OPINION

A costly compromise

President Barack Obama and Congressional leaders, Republicans and Democrats, might have struck a last-minute budget deal that will raise the nation's statutorily fixed borrowing limit and thus avert a calamitous default by the federal government. But the bitter political acrimony in the run-up to the agreement, the intense politicisation by far-Right sections of the Republican party of what ought to have been a routine but necessary enhancement of the government's borrowing powers, and the apparent willingness of sections of the political elite to risk the nation's reputation rather than give up on dogmatic, pro-rich positions speak to the crisis at the heart of the U.S. political economy. When the final details of the deal are released, the Obama administration and the Democratic Party would be seen to have compromised heavily on what they had argued were non-negotiable positions. The Republicans had argued for, and finally succeeded in imposing, large spending cuts in the federal budget in return for raising the debt ceiling. On the other hand, the Democrats' proposals to have new taxes so that the rich would share a burden of social costs, especially of Medicare, seem to have been given the go-by. The deal envisages a reduction of about $2.5 trillion from the federal budget over the next 10 years: the first $900 billion to $1 trillion will come from domestic discretionary programmes that are for the benefit of the poor and the middle class. Almost certainly, the agreement will hinder economic recovery.

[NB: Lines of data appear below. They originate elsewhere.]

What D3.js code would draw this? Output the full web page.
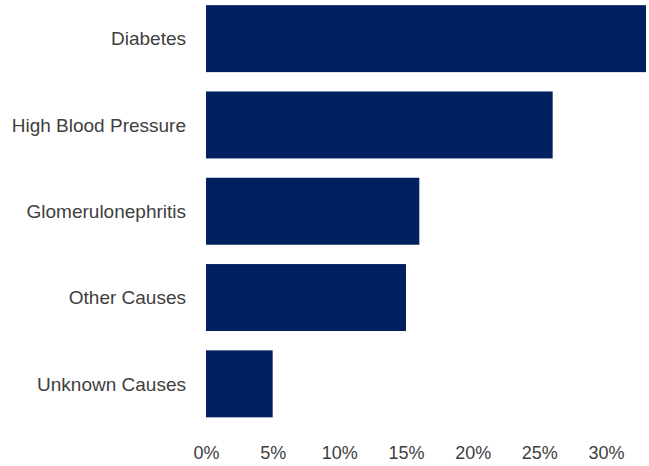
<!DOCTYPE html>
<html>
<head>
<meta charset="utf-8">
<script src="https://cdn.jsdelivr.net/npm/d3@7"></script>
<style>
  html, body { margin: 0; padding: 0; background: #fff; }
  svg { display: block; }
  text { font-family: "Liberation Sans", "Noto Sans", Arial, sans-serif; }
</style>
</head>
<body>
<svg id="chart" width="649" height="466"></svg>
<script>
// Leading causes of kidney failure (share of new cases, %)
const causes = ["Diabetes", "High Blood Pressure", "Glomerulonephritis", "Other Causes", "Unknown Causes"];
const shares = [33, 26, 16, 15, 5];
const tickValues = [0, 5, 10, 15, 20, 25, 30];

const svg = d3.select("#chart");
const textColor = "#404040";
const barColor = "#002060";

const x = d3.scaleLinear().domain([0, 33]).range([206, 646]);
const y = d3.scaleBand()
  .domain(causes)
  .range([-4.5, 427])
  .paddingInner(0.224)
  .paddingOuter(0.112);

const rows = causes.map((c, i) => ({ cause: c, value: shares[i] }));

// bars
svg.append("g")
  .selectAll("rect")
  .data(rows)
  .join("rect")
  .attr("x", x(0))
  .attr("y", d => y(d.cause))
  .attr("width", d => x(d.value) - x(0))
  .attr("height", y.bandwidth())
  .attr("fill", barColor);

// category axis
const yAxis = svg.append("g")
  .attr("transform", `translate(${x(0)},0)`)
  .call(d3.axisLeft(y).tickSize(0).tickPadding(20));
yAxis.select(".domain").remove();
yAxis.selectAll("text")
  .attr("fill", textColor)
  .attr("dy", "0.36em")
  .style("font-size", "19px");

// value axis
const xAxis = svg.append("g")
  .attr("transform", `translate(0,${438})`)
  .call(d3.axisBottom(x).tickValues(tickValues).tickSize(0).tickPadding(0)
    .tickFormat(d => d + "%"));
xAxis.select(".domain").remove();
xAxis.selectAll("text")
  .attr("fill", textColor)
  .attr("dy", "0")
  .attr("y", 21)
  .style("font-size", "18px");
</script>
</body>
</html>
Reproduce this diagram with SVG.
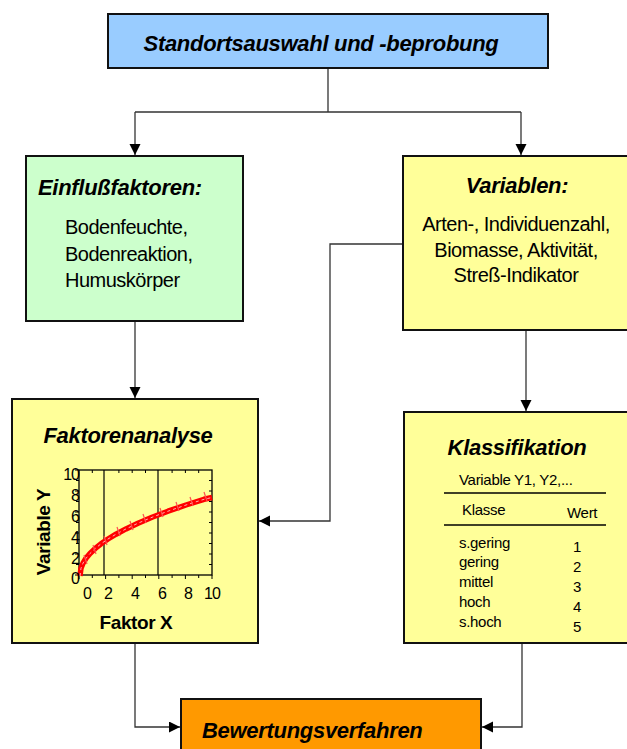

For now, the U.S. will manage to escape the consequences of the debt limit showdown, with its credit ratings intact. Various arms of the government will be able to borrow more and honour their commitments. However, it is clear the country's reputation has suffered grievously. The bitterness, division, and dysfunction that resonated around the world in recent weeks as the world's largest economy veered towards default did more than enhance an already existing perception that it was losing its aura. Questions will be asked as to whether it will remain the world's economic haven and the country that is capable of leading the world out of financial crises and recessions. It is now quite uncertain whether the U.S. will be able to cobble together, with other rich countries, stimulus packages to spur the world economy as President Obama did in London two years ago. The desperately crafted budget deal signals a new phase of austerity for the U.S., which might turn more inward-looking. The dollar, for long the world's reserve currency, is already under pressure as investors have turned to gold and strong currencies such as the Swiss franc.